Holly Mac tucks in at the Porridge Cafe in Shoreditch, east London. Photograph: Dan Kitwood/Getty Images
Venture serving only porridge-based dishes follows trend for ‘brinner’ – using foods associated with breakfast and ‘reinventing’ them for dinner.
For lunch, Ellie Bamber had treated herself to an arborio rice porridge of slow-cooked beef ragu, feta and basil, which she followed with buckwheat porridge topped with passion fruit, coconut and agave nectar. Dessert, she concluded, wasn’t quite as good as the main, “but only because the beef was fantastic”. How was it otherwise? “Filling.”
Most people wouldn’t generally tend to have a two-course porridge meal, all the same? “Oh, I probably would,” said Bamber, a student who had skipped her daily morning porridge to save some room for lunch. “I just love oats.”
Proving that there is no limit to the inventiveness of those seeking to part bearded east Londoners from their bitcoins, Shoreditch on Monday saw the opening of the nation’s first pop-up cafe dedicated to porridge.
Porridge, as the space is known, will offer a daily menu of stews and fruits on warming cereal bases, and if the mid-afternoon custom on opening day wasn’t quite a stampede, those behind the cafe will hope that Bamber is not the only one who has been scanning the capital’s restaurant listings just waiting for a specialist supplier to sate her porridge cravings.
The cafe is the brainchild of 31-year-old Nik Williamson, who in a neat embodiment of the east London aspirational career trajectory, quit his job in IT management in the City two years ago to run a street food stall specialising in slow-cooked British meats. A visit to a Copenhagen cafe serving only porridge convinced him of the value of a similar London establishment.
“More often than not, people in this area are having a chocolate croissant or something for breakfast, and they are going to be wanting elevenses after that,” he said, as the cafe quietened after lunch. “You don’t want elevenses after our porridge.” Though his savoury options, he admitted, might equally be described as risottos.
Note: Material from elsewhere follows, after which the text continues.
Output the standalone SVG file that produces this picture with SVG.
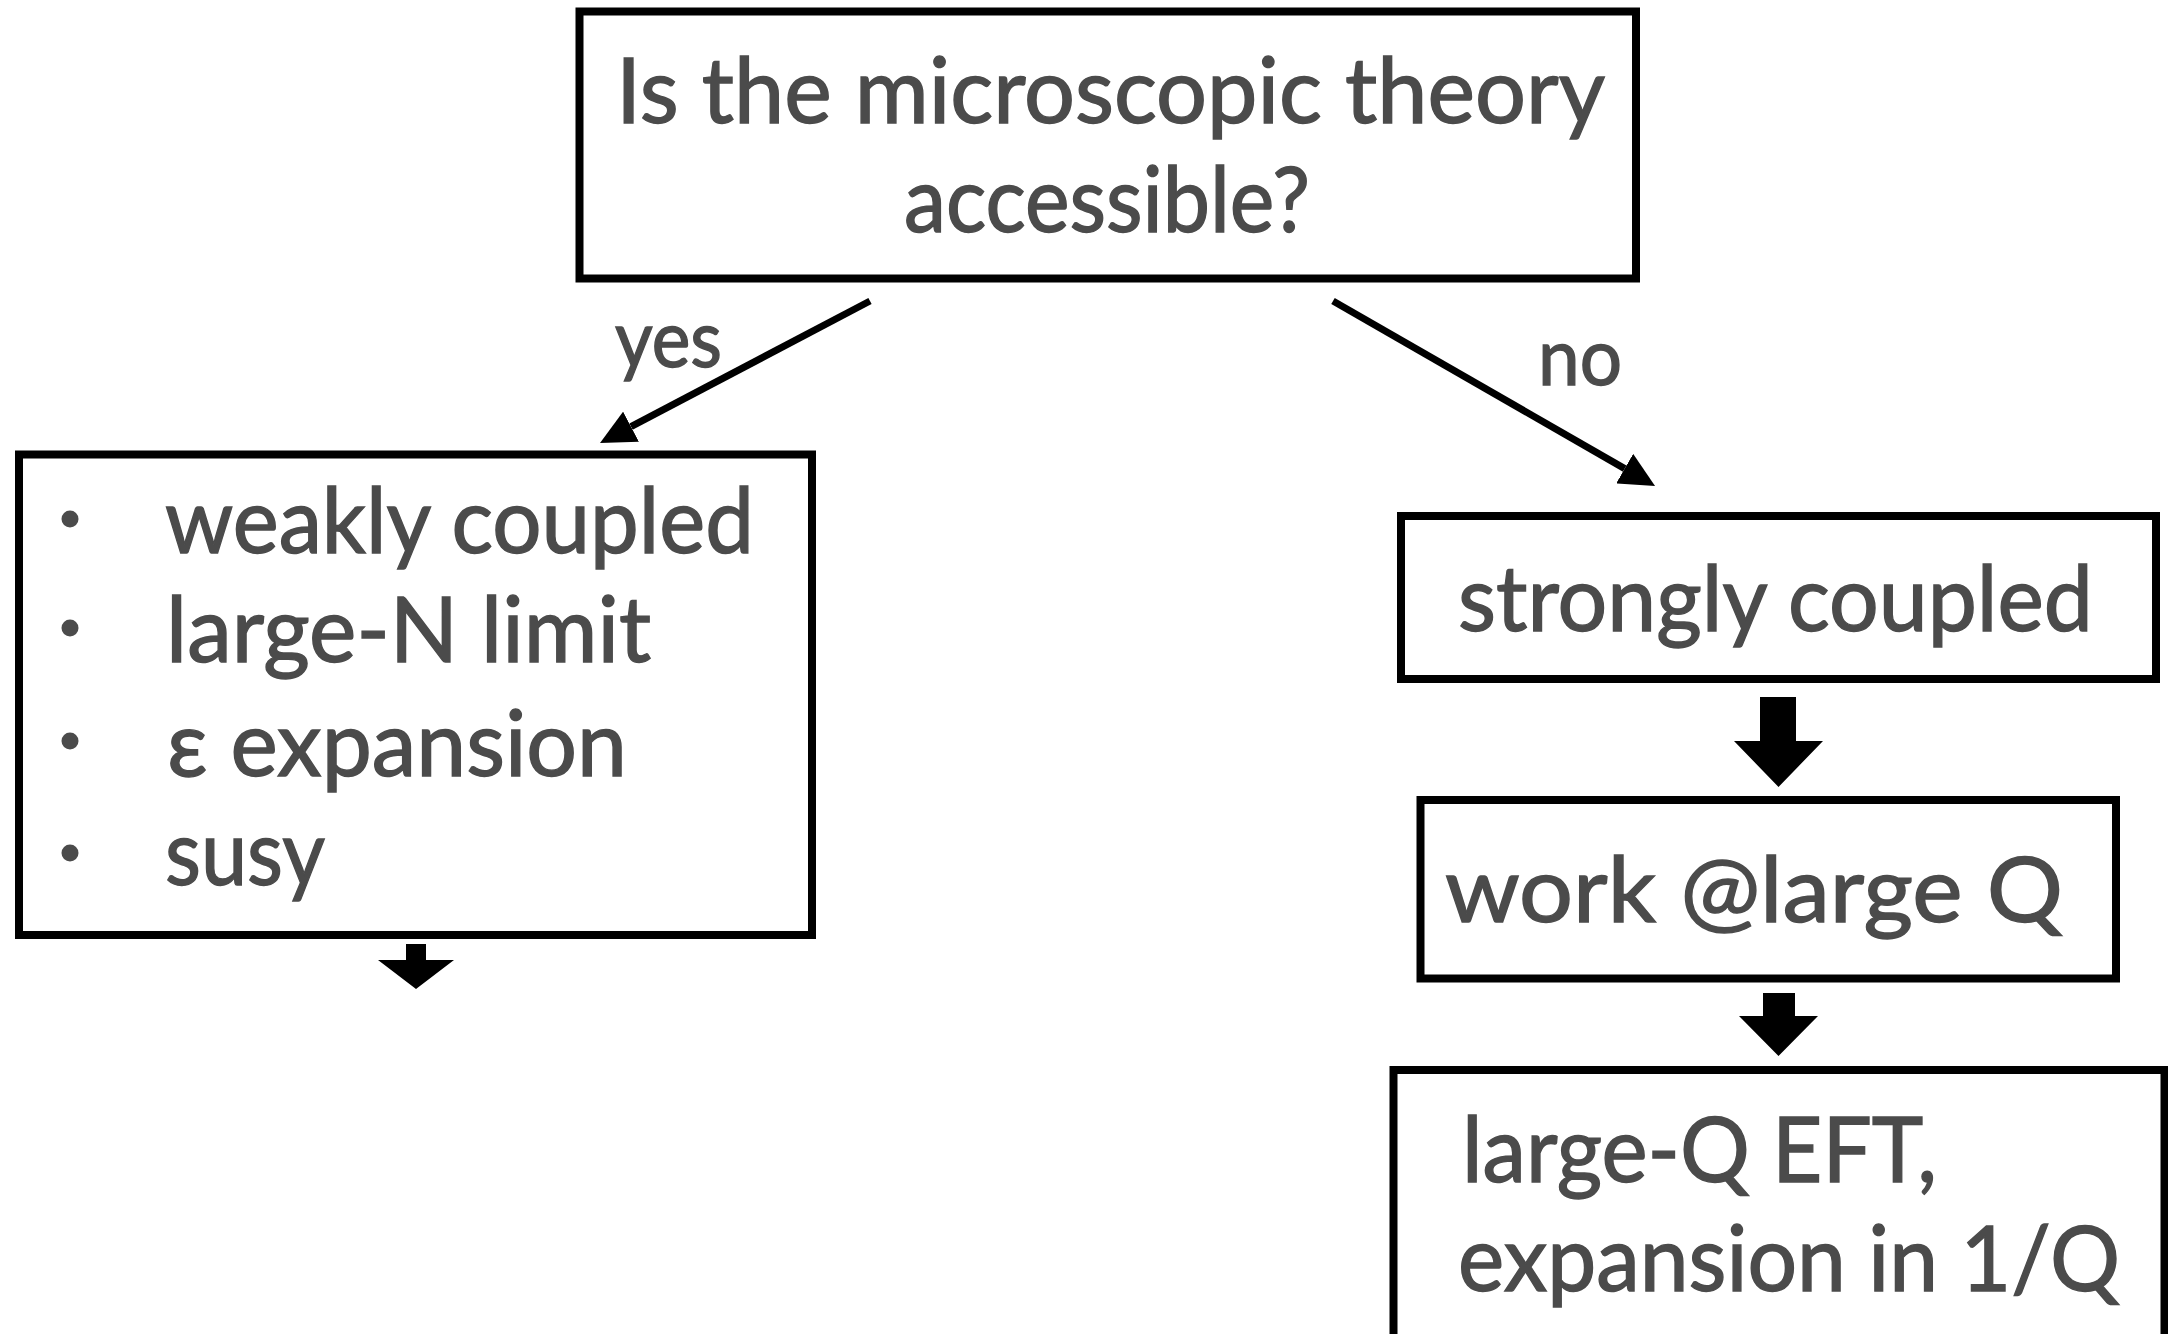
<svg xmlns="http://www.w3.org/2000/svg" width="2168" height="1334" viewBox="0 0 2168 1334">
  <style>
    .box { fill: #ffffff; stroke: #000000; stroke-width: 8; }
    .t { font-family: Lato, "Open Sans", "Liberation Sans", sans-serif; font-size: 92px; fill: #4b4b4b; stroke: #4b4b4b; stroke-width: 1.4; }
    .lbl { font-size: 80px; }
    .bullet { fill: #4b4b4b; }
    .conn { stroke: #000000; stroke-width: 7; fill: none; stroke-linecap: butt; marker-end: url(#head); }
    .block { fill: #000000; }
  </style>
  <defs>
    <marker id="head" markerUnits="userSpaceOnUse" viewBox="0 -17 35 34" markerWidth="35" markerHeight="34" refX="0" refY="0" orient="auto">
      <path d="M0,-17 L35,0 L0,17 z" fill="#000000"/>
    </marker>
  </defs>

  <rect x="0" y="0" width="2168" height="1334" fill="#ffffff"/>

  <!-- decision question -->
  <g id="question">
    <rect class="box" x="579.5" y="11.5" width="1056.5" height="267"/>
    <text class="t" x="616" y="123" textLength="989" lengthAdjust="spacingAndGlyphs">Is the microscopic theory</text>
    <text class="t" x="904" y="232" textLength="406" lengthAdjust="spacingAndGlyphs">accessible?</text>
  </g>

  <!-- "yes" branch: list of methods -->
  <g id="methods">
    <rect class="box" x="19" y="454.5" width="793" height="480.5"/>
    <circle class="bullet" cx="70" cy="519" r="8.5"/>
    <circle class="bullet" cx="70" cy="628" r="8.5"/>
    <circle class="bullet" cx="70" cy="741" r="8.5"/>
    <circle class="bullet" cx="70" cy="853" r="8.5"/>
    <text class="t" x="165" y="553" textLength="589" lengthAdjust="spacingAndGlyphs">weakly coupled</text>
    <text class="t" x="166" y="662" textLength="485" lengthAdjust="spacingAndGlyphs">large-N limit</text>
    <text class="t" x="167" y="776" textLength="460" lengthAdjust="spacingAndGlyphs">ε expansion</text>
    <text class="t" x="165" y="885" textLength="160" lengthAdjust="spacingAndGlyphs">susy</text>
  </g>

  <!-- "no" branch -->
  <g id="strong">
    <rect class="box" x="1401" y="516" width="755" height="163"/>
    <text class="t" x="1458" y="631" textLength="635" lengthAdjust="spacingAndGlyphs">strongly coupled</text>
  </g>

  <g id="largeQ">
    <rect class="box" x="1420.5" y="800" width="695.5" height="178.5"/>
    <text class="t" x="1445" y="922" textLength="618" lengthAdjust="spacingAndGlyphs">work @large Q</text>
  </g>

  <g id="eft">
    <rect class="box" x="1393.5" y="1070" width="771" height="300"/>
    <text class="t" x="1462" y="1182" textLength="475" lengthAdjust="spacingAndGlyphs">large-Q EFT,</text>
    <text class="t" x="1458" y="1291" textLength="662" lengthAdjust="spacingAndGlyphs">expansion in 1/Q</text>
  </g>

  <!-- connectors -->
  <g id="connectors">
    <line class="conn" x1="870" y1="301" x2="631" y2="426.7"/>
    <text class="t lbl" x="615" y="367" textLength="107" lengthAdjust="spacingAndGlyphs">yes</text>
    <line class="conn" x1="1333" y1="301" x2="1624.7" y2="468.6"/>
    <text class="t lbl" x="1538" y="385" textLength="84" lengthAdjust="spacingAndGlyphs">no</text>
    <polygon class="block" points="406,944 426,944 426,960 454,960 416,989 378,960 406,960"/>
    <polygon class="block" points="1760,697 1796,697 1796,741 1823,741 1778.5,787 1734,741 1760,741"/>
    <polygon class="block" points="1763,993 1795,993 1795,1016 1818,1016 1778.5,1056 1739,1016 1763,1016"/>
  </g>
</svg>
Breakfast, as it happens, is proving quite the new thing in this part of London, after the opening last year of a cafe serving imported American cereals, which can be enjoyed alone or in “cocktail” combinations with a variety of flavoured milks.
The Cereal Killer cafe has sold 35,000 bowls of Cap’n Crunch and Marshmallow Mateys since it opened on 10 December, director Gary Keery said on Monday, about seven times what it expected. It is open seven days a week until 10pm, and at weekends can frequently see queues out the door.
While stressing that he “loved” Keery’s initiative, Williamson insisted that his own breakfast cafe, a cool, quiet space of Scandinavian-inspired stripped wood, owed nothing to its kitscher predecessor.
“We’re not going for the novelty side of things,” he said. Porridge’s grains, where possible, were British and processed sugars were avoided in favour of maple and agave syrups and honey.
So why in that case had he chosen to open in the hipster heartland of Old Street? “London is already a very diverse city in terms of food, but we chose Shoreditch because it’s where new foods are broken.” The start-up whizzes and ad execs populating the rapidly gentrifying area were, he said, more “open-minded” than elsewhere in the capital.
A bowl of porridge at the cafe, which opened on Monday. Photograph: Dan Kitwood/Getty Images
That might be an understatement. Among the establishments that that have recently opened in this part of London are a cafe offering flavoured nicotine “vapes”, a specialist mussel restaurant and London’s first cat cafe, where “visitors can kick back and relax with a cup of tea and spend time in the soothing company of our purring feline friends”.
This month will see the opening in Shoreditch of a deep frying emporium which offers to “fry anything” – on Easter Sunday diners can enjoy a whole fried lamb joint, served with battered roast potatoes, rosemary, carrots and sprouts. Those locals wishing to enjoy smoothies in the company of owls, however, will have to venture all the way to Soho later this month for the (brief) opening of Britain’s first owl bar.
For now, Williamson’s own ambitions extend no further than the end of March, when the cafe will close, though he says he has been contacted by “some fairly well-known department stores” with a view to other possible porridge pop-ups.
“There’s a real trend for ‘brinner’,” he says – “that’s ‘breakfast-dinner’, where you’re taking things that you would normally have for breakfast and reinventing them for dinner.”
Ideally, as well as expanding to meet the nation’s hunger for all-day porridge, he’d like to extend his menu to introduce more brinner options to the national palate. Any examples? “We’re developing a few options at the moment. I’m not going to reveal too much at this point.”
Kipper-flavoured doughnuts? A “full English” spaghetti stall? Don’t bet against them popping up in east London soon.